▶ Source code of charts
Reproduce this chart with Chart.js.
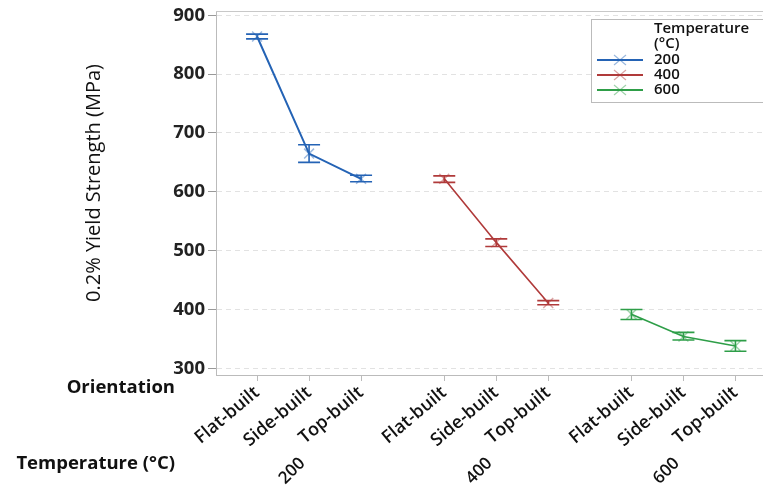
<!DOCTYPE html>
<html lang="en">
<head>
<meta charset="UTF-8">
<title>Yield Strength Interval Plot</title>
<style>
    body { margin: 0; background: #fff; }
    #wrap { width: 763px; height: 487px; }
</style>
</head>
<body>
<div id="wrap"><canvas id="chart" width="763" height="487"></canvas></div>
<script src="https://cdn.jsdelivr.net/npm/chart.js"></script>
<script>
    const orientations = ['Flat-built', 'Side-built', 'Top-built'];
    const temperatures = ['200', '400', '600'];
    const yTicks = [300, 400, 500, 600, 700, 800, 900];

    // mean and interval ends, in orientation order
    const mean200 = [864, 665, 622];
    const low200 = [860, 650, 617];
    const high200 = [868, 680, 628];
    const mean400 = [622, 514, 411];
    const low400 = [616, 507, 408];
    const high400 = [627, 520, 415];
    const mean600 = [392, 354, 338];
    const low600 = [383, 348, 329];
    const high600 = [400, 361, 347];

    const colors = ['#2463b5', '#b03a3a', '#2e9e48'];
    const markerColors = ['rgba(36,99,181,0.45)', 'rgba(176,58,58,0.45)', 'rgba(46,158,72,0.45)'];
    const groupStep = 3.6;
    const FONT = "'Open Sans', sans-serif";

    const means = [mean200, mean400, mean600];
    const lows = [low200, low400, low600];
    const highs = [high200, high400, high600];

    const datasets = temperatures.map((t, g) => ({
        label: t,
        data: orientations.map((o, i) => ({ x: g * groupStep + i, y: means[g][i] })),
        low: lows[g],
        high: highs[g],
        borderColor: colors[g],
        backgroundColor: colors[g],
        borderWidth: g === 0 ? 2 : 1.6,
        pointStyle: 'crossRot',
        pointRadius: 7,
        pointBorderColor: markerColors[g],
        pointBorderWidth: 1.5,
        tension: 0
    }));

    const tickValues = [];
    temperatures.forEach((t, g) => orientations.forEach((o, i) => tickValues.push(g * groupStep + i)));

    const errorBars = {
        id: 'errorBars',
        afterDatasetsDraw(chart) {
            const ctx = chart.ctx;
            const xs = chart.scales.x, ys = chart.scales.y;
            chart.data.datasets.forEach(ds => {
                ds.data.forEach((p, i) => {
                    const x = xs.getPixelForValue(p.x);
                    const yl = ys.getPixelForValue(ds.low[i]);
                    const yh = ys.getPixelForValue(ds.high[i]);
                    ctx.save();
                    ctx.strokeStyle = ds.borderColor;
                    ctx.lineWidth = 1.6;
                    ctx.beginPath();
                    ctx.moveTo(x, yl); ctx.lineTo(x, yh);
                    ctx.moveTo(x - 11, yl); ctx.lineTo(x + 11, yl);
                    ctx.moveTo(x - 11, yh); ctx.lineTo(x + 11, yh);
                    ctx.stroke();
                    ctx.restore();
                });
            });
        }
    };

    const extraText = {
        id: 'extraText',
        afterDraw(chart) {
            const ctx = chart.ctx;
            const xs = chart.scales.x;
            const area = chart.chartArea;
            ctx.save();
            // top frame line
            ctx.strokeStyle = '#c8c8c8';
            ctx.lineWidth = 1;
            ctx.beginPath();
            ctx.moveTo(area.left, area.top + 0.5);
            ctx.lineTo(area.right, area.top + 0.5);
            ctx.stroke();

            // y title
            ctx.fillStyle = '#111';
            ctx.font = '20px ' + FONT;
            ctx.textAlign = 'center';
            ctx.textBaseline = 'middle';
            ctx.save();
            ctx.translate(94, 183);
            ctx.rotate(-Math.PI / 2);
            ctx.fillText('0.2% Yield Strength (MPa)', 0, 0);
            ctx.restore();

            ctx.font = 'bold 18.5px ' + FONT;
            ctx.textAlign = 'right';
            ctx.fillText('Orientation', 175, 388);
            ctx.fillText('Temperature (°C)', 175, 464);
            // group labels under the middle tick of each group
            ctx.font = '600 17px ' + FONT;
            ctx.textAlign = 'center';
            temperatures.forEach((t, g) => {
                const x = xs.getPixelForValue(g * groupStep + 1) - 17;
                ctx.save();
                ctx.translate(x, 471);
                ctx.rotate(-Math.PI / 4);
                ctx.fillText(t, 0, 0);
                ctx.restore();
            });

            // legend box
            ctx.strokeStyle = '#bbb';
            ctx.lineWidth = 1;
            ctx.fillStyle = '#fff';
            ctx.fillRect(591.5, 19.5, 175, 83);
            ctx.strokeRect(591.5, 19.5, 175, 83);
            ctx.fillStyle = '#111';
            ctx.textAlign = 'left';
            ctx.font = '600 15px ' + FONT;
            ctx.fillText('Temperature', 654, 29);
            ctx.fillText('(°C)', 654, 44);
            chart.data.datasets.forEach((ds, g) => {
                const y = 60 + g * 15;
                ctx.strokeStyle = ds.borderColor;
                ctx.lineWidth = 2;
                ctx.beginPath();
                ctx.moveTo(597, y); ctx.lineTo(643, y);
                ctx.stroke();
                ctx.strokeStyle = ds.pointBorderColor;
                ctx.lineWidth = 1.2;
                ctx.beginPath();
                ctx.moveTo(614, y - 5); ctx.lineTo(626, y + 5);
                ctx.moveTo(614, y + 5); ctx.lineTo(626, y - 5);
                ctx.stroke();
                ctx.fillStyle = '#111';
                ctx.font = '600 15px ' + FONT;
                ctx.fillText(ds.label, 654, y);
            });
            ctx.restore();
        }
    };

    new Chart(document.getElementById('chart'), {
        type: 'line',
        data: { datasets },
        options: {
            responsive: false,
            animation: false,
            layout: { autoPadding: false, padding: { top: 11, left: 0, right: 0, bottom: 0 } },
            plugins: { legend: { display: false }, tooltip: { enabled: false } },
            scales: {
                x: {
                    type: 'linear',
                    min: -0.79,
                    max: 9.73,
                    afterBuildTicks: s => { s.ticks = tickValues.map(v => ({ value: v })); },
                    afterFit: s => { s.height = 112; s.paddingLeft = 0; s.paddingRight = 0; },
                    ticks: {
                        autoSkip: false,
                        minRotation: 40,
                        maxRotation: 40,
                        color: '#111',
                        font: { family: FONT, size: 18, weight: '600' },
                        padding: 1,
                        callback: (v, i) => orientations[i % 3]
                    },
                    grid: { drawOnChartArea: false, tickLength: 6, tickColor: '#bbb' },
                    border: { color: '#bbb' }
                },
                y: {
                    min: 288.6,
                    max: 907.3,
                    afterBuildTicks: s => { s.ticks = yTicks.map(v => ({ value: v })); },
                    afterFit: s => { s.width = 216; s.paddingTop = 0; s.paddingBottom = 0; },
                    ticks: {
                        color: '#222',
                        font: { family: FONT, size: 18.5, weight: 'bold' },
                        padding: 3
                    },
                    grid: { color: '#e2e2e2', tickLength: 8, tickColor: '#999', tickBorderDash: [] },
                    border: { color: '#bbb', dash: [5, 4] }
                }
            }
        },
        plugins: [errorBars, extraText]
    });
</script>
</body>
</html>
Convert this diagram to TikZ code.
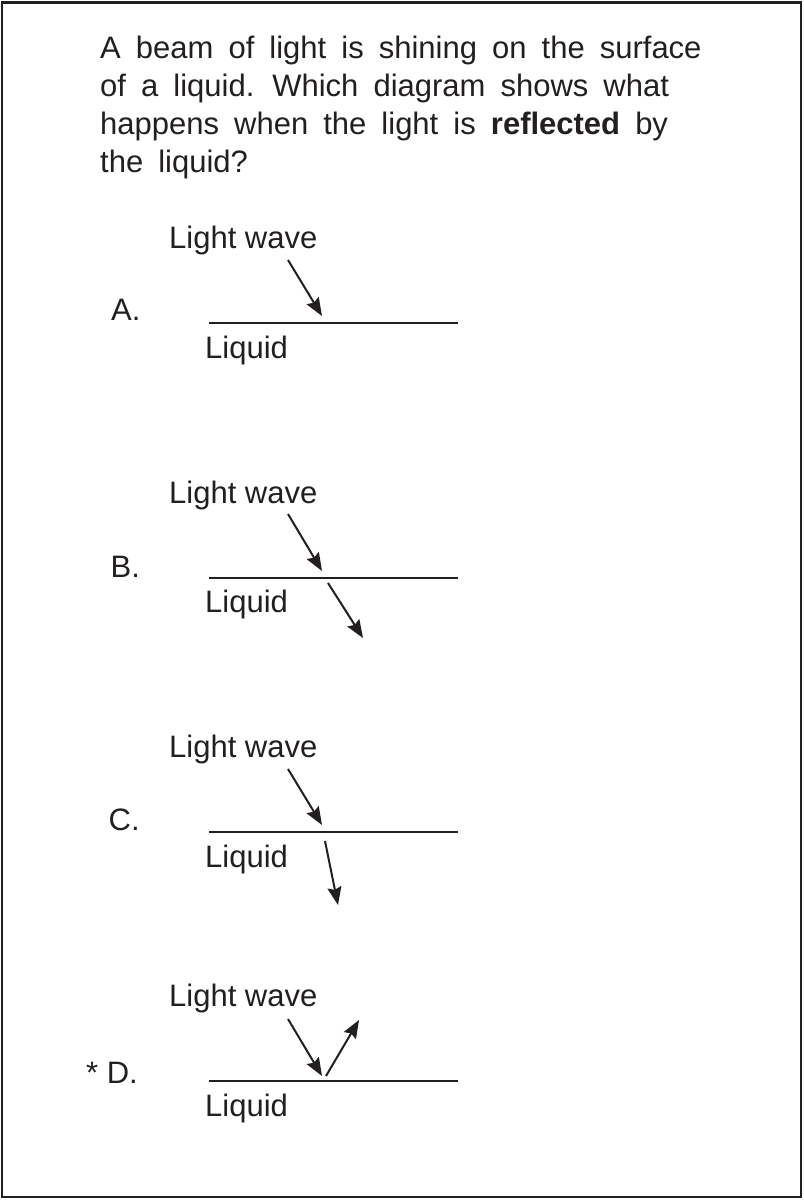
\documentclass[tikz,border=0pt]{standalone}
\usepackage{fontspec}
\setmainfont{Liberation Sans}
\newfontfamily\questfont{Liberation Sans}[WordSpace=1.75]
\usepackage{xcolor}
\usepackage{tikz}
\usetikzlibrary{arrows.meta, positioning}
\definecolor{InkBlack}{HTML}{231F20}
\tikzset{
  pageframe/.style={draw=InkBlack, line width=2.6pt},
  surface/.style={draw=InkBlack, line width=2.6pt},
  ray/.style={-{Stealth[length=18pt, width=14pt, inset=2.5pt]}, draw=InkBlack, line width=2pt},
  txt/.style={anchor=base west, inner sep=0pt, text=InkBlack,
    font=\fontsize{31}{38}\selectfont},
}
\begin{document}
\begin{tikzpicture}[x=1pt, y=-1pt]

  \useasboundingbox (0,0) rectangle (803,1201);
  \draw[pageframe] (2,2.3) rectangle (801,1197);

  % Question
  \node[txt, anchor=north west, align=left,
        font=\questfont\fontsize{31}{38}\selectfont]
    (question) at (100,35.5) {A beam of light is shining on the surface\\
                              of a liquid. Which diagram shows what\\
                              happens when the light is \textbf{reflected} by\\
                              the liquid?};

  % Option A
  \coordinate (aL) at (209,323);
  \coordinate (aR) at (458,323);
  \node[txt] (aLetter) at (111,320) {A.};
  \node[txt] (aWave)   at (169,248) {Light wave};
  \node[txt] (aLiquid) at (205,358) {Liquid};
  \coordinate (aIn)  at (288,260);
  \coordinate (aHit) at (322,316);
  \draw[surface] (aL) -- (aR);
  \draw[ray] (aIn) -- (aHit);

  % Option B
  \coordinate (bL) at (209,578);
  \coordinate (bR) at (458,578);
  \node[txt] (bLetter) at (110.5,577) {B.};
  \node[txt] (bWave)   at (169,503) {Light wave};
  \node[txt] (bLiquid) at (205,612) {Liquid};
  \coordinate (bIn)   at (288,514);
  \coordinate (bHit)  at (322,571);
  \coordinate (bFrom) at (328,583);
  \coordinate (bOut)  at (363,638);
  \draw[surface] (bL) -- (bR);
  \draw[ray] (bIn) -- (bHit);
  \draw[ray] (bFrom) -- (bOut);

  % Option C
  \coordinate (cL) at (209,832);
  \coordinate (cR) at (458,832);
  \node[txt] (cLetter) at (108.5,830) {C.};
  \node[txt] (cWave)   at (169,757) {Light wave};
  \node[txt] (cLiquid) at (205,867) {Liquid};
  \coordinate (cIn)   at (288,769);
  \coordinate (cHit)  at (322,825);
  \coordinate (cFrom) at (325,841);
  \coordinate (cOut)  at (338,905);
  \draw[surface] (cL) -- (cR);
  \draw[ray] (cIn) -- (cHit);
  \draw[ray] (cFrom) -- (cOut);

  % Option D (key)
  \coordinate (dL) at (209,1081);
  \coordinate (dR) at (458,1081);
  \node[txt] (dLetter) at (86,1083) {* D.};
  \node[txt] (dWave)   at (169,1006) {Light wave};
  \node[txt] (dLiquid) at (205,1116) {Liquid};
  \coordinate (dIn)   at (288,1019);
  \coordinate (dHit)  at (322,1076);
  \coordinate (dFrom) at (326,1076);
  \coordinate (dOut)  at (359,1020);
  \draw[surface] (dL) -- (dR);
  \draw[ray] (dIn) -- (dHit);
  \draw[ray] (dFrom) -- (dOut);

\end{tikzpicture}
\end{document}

▶ DIRECTION
Locate all lines in the listing above with the word "diagram". Copy them.

▶ OUTPUT OF THE TASK
Convert this diagram to TikZ code.
                              of a liquid. Which diagram shows what\\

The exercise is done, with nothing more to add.